My gut sense is that a large number of people, starting with George Bush, should lose their jobs. However, there is a mitigating wild card:
Fifth Day of Disaster Begins With FireMy employer sent very important and appreciated truck loads of supplies to some of our hospital customers. Those trucks required poice escorts.
Chris Lawrence of CNN reported on the fire from a rooftop on a police station, where he said officers were 'barricaded' because of people 'shooting at the station'.
'It's very hard to tell [what's happening],' he said. 'The Fire Department can't get near the building without a police escort.'
Dud disaster scenarious anticipate urban warfare? Does that helps explain, in part, why FEMA has failed so catastrophically. Beyond, of course, having their budgets stripped for Iraq and "Homeland Security".

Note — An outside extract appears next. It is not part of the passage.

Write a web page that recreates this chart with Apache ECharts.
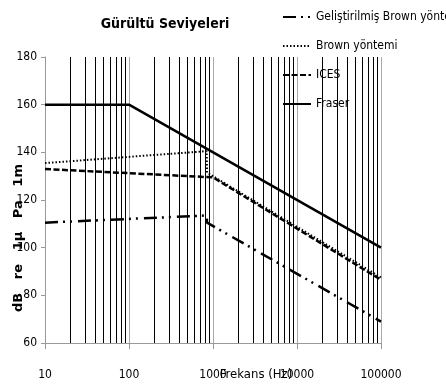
<!DOCTYPE html>
<html>
<head>
<meta charset="utf-8">
<script src="https://cdn.jsdelivr.net/npm/echarts@6/dist/echarts.min.js"></script>
<style>
  html, body { margin: 0; padding: 0; background: #fff; }
  #chart { width: 446px; height: 388px; }
</style>
</head>
<body>
<div id="chart"></div>
<script>
// Gürültü seviyeleri - frekans (Hz) / dB re 1µPa 1m
const seriesNames = ['Geliştirilmiş Brown yöntemi', 'Brown yöntemi', 'ICES', 'Fraser'];
const gelistirilmisBrown = [[10, 110.5], [840, 113.5], [850, 110.5], [100000, 69]];
const brown = [[10, 135.5], [840, 140.5], [850, 131.5], [100000, 87.5]];
const ices = [[10, 133], [1000, 129.5], [100000, 86.5]];
const fraser = [[10, 160], [100, 160], [100000, 100]];
const yTicks = [60, 80, 100, 120, 140, 160, 180];
// ara ızgara çizgileri (20..90 her on katta)
const minorX = [20, 30, 40, 50, 60, 70, 80, 90,
  200, 300, 400, 500, 600, 700, 800, 900,
  2000, 3000, 4000, 5000, 6000, 7000, 8000, 9000,
  20000, 30000, 40000, 50000, 60000, 70000, 80000, 90000];

const font = "'Liberation Sans Narrow', 'DejaVu Sans Condensed', sans-serif";
const chart = echarts.init(document.getElementById('chart'));

const option = {
  animation: false,
  textStyle: { fontFamily: font },
  title: {
    text: 'Gürültü Seviyeleri',
    left: 160, top: 12, textAlign: 'center',
    textStyle: { fontFamily: font, fontSize: 14, fontWeight: 'bold', color: '#000' }
  },
  legend: {
    data: seriesNames,
    orient: 'vertical',
    left: 277, top: 6,
    itemWidth: 28, itemHeight: 14, itemGap: 17,
    itemStyle: { opacity: 0, borderWidth: 0 },
    textStyle: { fontFamily: font, fontSize: 12, color: '#000' }
  },
  grid: { left: 45, right: 65, top: 57, bottom: 45 },
  xAxis: {
    type: 'log', logBase: 10, min: 10, max: 100000,
    axisLine: { lineStyle: { color: '#999', width: 1 } },
    axisTick: { show: true, length: 6, lineStyle: { color: '#999' } },
    axisLabel: { margin: 26, fontSize: 12, color: '#000', fontFamily: font,
      formatter: v => String(Math.round(v)) },
    splitLine: { show: true, lineStyle: { color: '#aaa', width: 1 } },
    minorTick: { show: false }
  },
  yAxis: {
    type: 'value', min: yTicks[0], max: yTicks[yTicks.length - 1], interval: 20,
    axisLine: { show: true, lineStyle: { color: '#999', width: 1 } },
    axisTick: { show: true, length: 4, lineStyle: { color: '#999' } },
    axisLabel: { fontSize: 12, color: '#000', fontFamily: font, margin: 8 },
    splitLine: { show: false }
  },
  graphic: [
    {
      type: 'text', x: 19, y: 238, rotation: Math.PI / 2,
      style: {
        text: 'dB   re   1µ   Pa   1m', fill: '#000',
        font: "bold 13px 'DejaVu Sans', sans-serif",
        textAlign: 'center', textVerticalAlign: 'middle'
      }
    },
    {
      type: 'text', x: 256, y: 375,
      style: {
        text: 'Frekans (Hz)', fill: '#000',
        font: "13px 'Liberation Sans Narrow', 'DejaVu Sans Condensed', sans-serif",
        textAlign: 'center', textVerticalAlign: 'middle'
      }
    }
  ],
  series: [
    {
      type: 'line', data: [], z: 1, silent: true,
      markLine: {
        silent: true, symbol: 'none', label: { show: false },
        lineStyle: { color: '#000', width: 1, type: 'solid' },
        data: minorX.map(v => ({ xAxis: v }))
      }
    },
    {
      name: seriesNames[0], type: 'line', data: gelistirilmisBrown, z: 3,
      symbol: 'none', showSymbol: false, color: '#000',
      lineStyle: { color: '#000', width: 2.5, type: [13, 5, 2, 5, 2, 6] }
    },
    {
      name: seriesNames[1], type: 'line', data: brown, z: 3,
      symbol: 'none', showSymbol: false, color: '#000',
      lineStyle: { color: '#000', width: 2, type: [1.5, 2] }
    },
    {
      name: seriesNames[2], type: 'line', data: ices, z: 3,
      symbol: 'none', showSymbol: false, color: '#000',
      lineStyle: { color: '#000', width: 2.5, type: [6, 2.5] }
    },
    {
      name: seriesNames[3], type: 'line', data: fraser, z: 3,
      symbol: 'none', showSymbol: false, color: '#000',
      lineStyle: { color: '#000', width: 2.5, type: 'solid' }
    }
  ]
};
chart.setOption(option);
</script>
</body>
</html>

Update 9/2: I think another factor that was not considered was how many of those who remained required medical attention. The victims of 9/11 were largely vigorous, healthy, middle and upper class men and women. The victims of Katrina are often disabled, sick and elderly -- and there are many infants and children. The combination of a population with a high proportion of vulnerable persons and an urban warfare environment together may have produced a disastrous effect outside of what planners were considering. Even in the nations struck by the Indonesian tsunami would not, by virtue of less advanced medicine and a younger demographic profile, have had such a high proportion of sick and elderly persons (also, they didn't display our talent for urban warfare). I wonder if the Kobe earthquake would have been a better lesson. I recall that Japan's response to that disaster was considered to be mediocre and inadequate.